Des lois de succession au trône qui devront s'adapter à court terme
C’est le royaume de Suède qui a été le second à emboiter le pas aux Pays-Bas.Marraine de la gay-pride de cette année, la princesse Viktoria Bernadotte a pris position pour la défense des droits de cette communauté à l'instar de la princesse Marie du Danemark. La question d’un (e) éventuel (e) héritier (e) a été vite clarifiée par le maréchal de la cour. « Il n'y a rien dans l'ordre de succession suédois qui empêche un régent ou un héritier du trône d'épouser une personne du même sexe - sans perdre le trône » a expliqué Fredrik Wersäll. « L'ordre de succession stipule qu'un prince ou une princesse, pour rester dans la succession au trône, doit avoir le consentement du gouvernement pour se marier » tient-il tout de même à préciser. En Belgique, c’est aussi uu sujet qui a agité la monarchie et encore plus la question d’un enfant issu de la PMA qui pourrait prétendre au trône de par son père ou sa mère. « C’est une question théorique », a déclaré le Premier ministre Alexander De Croo qui ne voit pas de problèmes à titre personnel. « La Belgique a été l’un des premiers pays au monde à rendre possible le mariage entre personnes de même sexe. Et un prince ou une princesse héritier a les mêmes droits que tous les autres Belges à cet égard » a déclaré le fonctionnaire royal. Quant à la succession, la princesse héritière ayant des frères et sœurs, il n y aurait donc pas de possibilités pour qu’un enfant issu de la PMA puisse prétendre à quelque chose.

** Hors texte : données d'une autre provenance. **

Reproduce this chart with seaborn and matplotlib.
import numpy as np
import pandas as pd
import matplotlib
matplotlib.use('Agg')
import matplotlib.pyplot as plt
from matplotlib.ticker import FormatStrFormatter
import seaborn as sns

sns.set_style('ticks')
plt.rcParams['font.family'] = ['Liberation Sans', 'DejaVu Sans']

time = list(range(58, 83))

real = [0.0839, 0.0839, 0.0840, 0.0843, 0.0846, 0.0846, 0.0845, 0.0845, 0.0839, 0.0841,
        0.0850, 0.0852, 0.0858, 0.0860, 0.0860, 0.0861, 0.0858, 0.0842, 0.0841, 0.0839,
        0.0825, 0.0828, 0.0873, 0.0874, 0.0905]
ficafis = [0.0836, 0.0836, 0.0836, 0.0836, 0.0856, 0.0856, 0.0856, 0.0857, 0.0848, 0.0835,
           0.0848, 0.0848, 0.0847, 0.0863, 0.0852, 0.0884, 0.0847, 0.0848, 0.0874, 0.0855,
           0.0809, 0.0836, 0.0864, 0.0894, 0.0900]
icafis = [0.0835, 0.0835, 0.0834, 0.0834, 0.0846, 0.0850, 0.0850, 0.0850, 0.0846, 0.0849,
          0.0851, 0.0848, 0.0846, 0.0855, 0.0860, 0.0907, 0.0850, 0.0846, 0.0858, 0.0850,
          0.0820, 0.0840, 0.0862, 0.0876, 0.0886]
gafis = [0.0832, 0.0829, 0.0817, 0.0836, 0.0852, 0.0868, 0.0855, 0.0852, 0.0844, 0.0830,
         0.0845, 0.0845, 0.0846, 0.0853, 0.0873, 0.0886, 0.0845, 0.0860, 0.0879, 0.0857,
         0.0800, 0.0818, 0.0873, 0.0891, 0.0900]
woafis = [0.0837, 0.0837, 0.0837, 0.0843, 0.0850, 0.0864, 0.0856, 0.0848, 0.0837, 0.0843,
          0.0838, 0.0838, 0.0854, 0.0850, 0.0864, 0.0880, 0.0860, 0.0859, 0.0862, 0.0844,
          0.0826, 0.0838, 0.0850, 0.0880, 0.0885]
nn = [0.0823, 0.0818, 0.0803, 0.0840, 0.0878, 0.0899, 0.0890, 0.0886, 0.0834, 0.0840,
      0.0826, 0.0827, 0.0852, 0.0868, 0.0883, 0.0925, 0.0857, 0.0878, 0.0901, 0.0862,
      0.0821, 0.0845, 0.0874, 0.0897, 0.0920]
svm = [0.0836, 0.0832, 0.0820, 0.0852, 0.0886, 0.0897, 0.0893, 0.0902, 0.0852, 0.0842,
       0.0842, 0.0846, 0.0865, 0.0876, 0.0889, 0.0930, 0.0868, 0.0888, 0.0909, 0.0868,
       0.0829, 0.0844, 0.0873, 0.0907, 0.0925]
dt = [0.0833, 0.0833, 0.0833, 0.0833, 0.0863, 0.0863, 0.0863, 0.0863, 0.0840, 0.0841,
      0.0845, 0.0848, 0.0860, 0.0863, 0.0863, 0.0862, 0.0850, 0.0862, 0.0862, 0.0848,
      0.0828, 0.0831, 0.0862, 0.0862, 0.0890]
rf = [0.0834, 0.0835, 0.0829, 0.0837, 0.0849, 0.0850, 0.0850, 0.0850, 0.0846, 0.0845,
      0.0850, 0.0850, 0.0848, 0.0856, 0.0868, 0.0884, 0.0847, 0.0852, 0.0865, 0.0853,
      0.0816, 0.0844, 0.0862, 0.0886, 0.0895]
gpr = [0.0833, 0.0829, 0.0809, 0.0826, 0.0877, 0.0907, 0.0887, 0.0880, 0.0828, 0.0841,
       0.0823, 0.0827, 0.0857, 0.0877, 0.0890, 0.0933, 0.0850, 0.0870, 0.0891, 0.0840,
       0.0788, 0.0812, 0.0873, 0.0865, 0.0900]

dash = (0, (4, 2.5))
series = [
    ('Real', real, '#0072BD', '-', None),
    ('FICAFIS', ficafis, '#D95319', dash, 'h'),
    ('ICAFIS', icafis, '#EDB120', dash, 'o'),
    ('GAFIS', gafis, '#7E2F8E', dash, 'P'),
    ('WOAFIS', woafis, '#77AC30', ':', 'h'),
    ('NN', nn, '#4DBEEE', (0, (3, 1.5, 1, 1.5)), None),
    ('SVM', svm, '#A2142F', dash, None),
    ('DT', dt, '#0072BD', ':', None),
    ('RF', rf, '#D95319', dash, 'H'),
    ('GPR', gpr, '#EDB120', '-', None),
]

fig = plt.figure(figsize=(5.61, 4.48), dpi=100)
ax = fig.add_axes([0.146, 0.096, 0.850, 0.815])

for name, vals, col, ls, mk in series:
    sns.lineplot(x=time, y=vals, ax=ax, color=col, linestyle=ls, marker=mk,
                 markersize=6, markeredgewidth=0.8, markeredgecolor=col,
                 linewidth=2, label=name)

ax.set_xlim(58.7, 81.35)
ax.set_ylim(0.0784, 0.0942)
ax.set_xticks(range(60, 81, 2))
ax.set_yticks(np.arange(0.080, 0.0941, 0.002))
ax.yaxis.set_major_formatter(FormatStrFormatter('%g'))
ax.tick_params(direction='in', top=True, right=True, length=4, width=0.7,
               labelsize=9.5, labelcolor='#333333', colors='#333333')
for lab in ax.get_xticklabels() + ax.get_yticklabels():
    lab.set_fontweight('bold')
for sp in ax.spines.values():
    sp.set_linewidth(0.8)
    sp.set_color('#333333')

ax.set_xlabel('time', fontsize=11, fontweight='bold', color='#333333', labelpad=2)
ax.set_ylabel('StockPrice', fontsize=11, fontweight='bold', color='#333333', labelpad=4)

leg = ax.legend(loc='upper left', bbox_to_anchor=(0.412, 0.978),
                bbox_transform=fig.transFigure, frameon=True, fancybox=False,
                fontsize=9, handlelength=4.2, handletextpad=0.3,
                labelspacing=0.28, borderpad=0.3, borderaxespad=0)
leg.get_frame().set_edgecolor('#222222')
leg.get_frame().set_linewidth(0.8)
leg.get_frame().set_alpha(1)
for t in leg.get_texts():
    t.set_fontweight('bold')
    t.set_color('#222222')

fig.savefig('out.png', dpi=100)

Une question qui divise les Maisons royales
Dernière monarchie en date à s’être emparée du sujet, le Grand-duché de Luxembourg. « L'héritier de la famille grand-ducale peut-il épouser une personne de même sexe ? » pose comme question le quotidien « L’Essentiel » et qui a contacté le secrétariat de la cour. Même son de cloche que les autres comme l’indique le palais qui rappelle que « tous les mariages au Luxembourg sont soumis à la législation nationale, y compris les mariages de la famille grand-ducale conclus au Luxembourg », que « tout mariage au sein de la famille grand-ducale est soumis à l’accord préalable du chef de famille » et qu'il « revient donc au chef de famille de donner son consentement ou non à un mariage entre deux personnes du même sexe ». Hors de question toutefois au nom du « Pacte de famille » qu’un « enfant né par adoption ou don de gamète puisse être considéré comme héritier ». La voie à un(e) prince (sse) régnant(e) et gay est donc ouverte.
S’il est probable que d’autres monarchies soient contraintes de débattre de cette délicate question, au grand dam des monarchistes farouchement hostiles à cette révolution arc-en-ciel dans leur majorité, divers prétendants au trône ont clairement clarifié leurs positions à ce sujet. Brésil (lignée des Vassouras), Portugal, France ou encore Naples (branche calabraise), un certain nombre de monarchies nilotiques (Afrique) n’entendent pas suivre l’air du temps encore moins laisser des femmes accéder au trône préférant suivre les règles de primogéniture masculine en vigueur au sein de leurs familles.